Step 1: Choose your method of consumption.
- Microdosing is easiest when using an ingestible formulation of cannabis, like an edible or tincture, because they are easier to dose, but other formulations can be used as well, such as vape cartridges. Look around and ask your local budtender for a reputable product that produces consistent and reliable products, such as Darwin Brands in Arizona.
Step 2: Choose your dose.
- Start low and go slow, especially if you are new to cannabis or are aware that you have a low tolerance for THC. Don’t be afraid to begin with 1 mg of THC to see how you personally react. If you consume an edible, it may take up to two hours to notice any effects, so it is recommended to refrain from consuming more before then.

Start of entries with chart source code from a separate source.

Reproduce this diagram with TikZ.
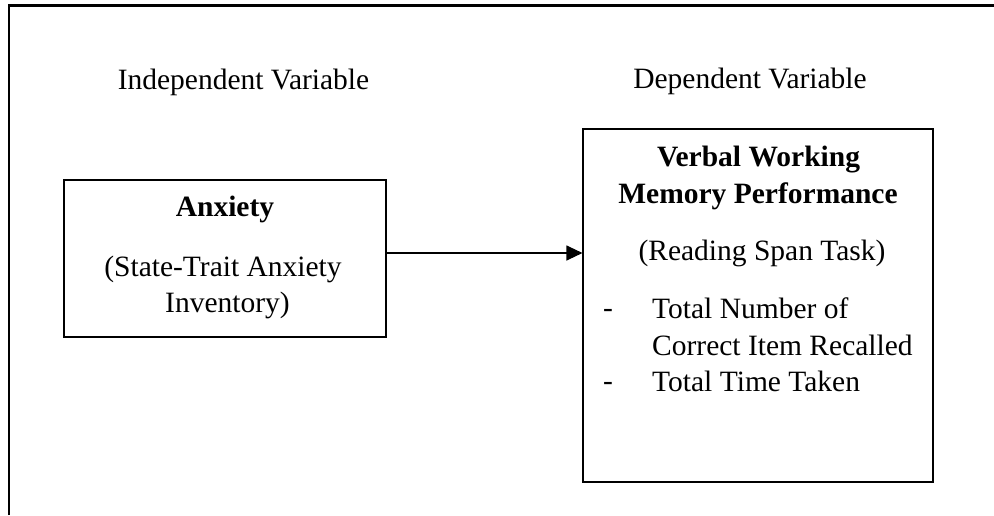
\documentclass[tikz,border=0pt]{standalone}
\usepackage{fontspec}
\setmainfont{Liberation Serif}
\usetikzlibrary{arrows.meta}

\definecolor{ink}{rgb}{0, 0, 0}

\tikzset{
  txt/.style={anchor=base,inner sep=0pt,font=\fontsize{29.5}{36.7}\selectfont},
  txtb/.style={txt,font=\fontsize{29.5}{36.7}\selectfont\bfseries},
  varbox/.style={draw=ink,line width=1.1pt,inner sep=0pt},
  link/.style={draw=ink,line width=1.1pt,-{Triangle[length=16pt,width=15pt]}}
}

\begin{document}
\begin{tikzpicture}[x=1pt,y=-1pt]

        \useasboundingbox (0,0) rectangle (994,515);
        %\draw [help lines,step=50] (0,0) grid (994,515);

        % frame (top and left edge only)
        \draw [ink,line width=2.4pt] (8.7,515) -- (8.7,5.4) -- (994,5.4);

        \node[txt] (ivlabel) at (243.5,89) {Independent Variable};
        \node[txt] (dvlabel) at (750,88) {Dependent Variable};

        \node[varbox,minimum width=322pt,minimum height=157pt] (iv) at (225,258.5) {};
        \node[varbox,minimum width=350pt,minimum height=353pt] (dv) at (758,305.5) {};

        \node[txtb] (ivname) at (225,216.7) {Anxiety};
        \node[txt] (ivtool) at (223,276.5) {(State-Trait Anxiety};
        \node[txt] (ivtoolb) at (227.5,312) {Inventory)};

        \node[txtb] (dvname) at (758.5,166.7) {Verbal Working};
        \node[txtb] (dvnameb) at (758,203.3) {Memory Performance};
        \node[txt] (dvtool) at (762,260) {(Reading Span Task)};

        \node[txt,anchor=base west] (dash1) at (603,317) {-};
        \node[txt,anchor=base west] (item1) at (652,318.3) {Total Number of};
        \node[txt,anchor=base west] (item1b) at (652,355) {Correct Item Recalled};
        \node[txt,anchor=base west] (dash2) at (603,390.5) {-};
        \node[txt,anchor=base west] (item2) at (652,391.7) {Total Time Taken};

        \draw [link] ([yshift=5.5pt]iv.east) -- ([yshift=5.5pt]iv.east -| dv.west);

\end{tikzpicture}
\end{document}
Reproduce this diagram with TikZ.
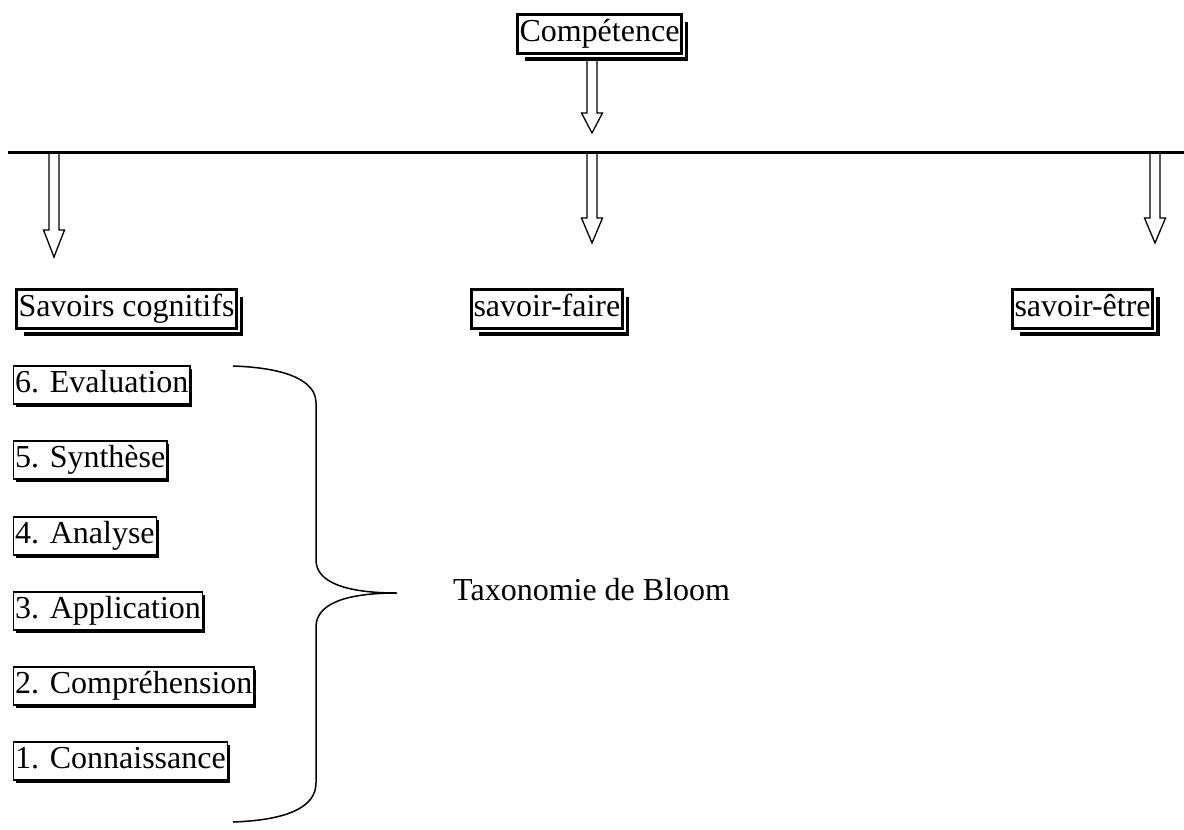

Step 3: Construct a dosing schedule.
- This will be different for orally-ingested products versus inhaled or other formulations that are absorbed directly into the bloodstream, like vaporized oil and transdermals. Once you figure out your preferred formulation and how much of that formulation you need to consume to get the effects you seek, make a note of how long the effects take to kick in, as well as how long they last. You can then design a schedule based on your personal dosing needs.
What are examples of some reliable products to try?
- Darwin Brands’ Origin Series Caramel Hard Candies come in a dose of 20 mg CBD with 2 mg THC, a wonderful starting place for those looking for a balanced and clear-headed experience without the intoxicating effects. Because the caramels contain 20 mg of CBD, the typical adverse effects associated with THC, such as paranoia and anxiety, is highly mitigated.
If 20 mg of CBD is too much, Darwin also offers their Seriously Good Gummies in a dose containing 10 mg CBD and 2 mg THC. One great benefit of their edibles is the homogeneity that results from their strict production process. Feel free to cut them in half and expect half the dose!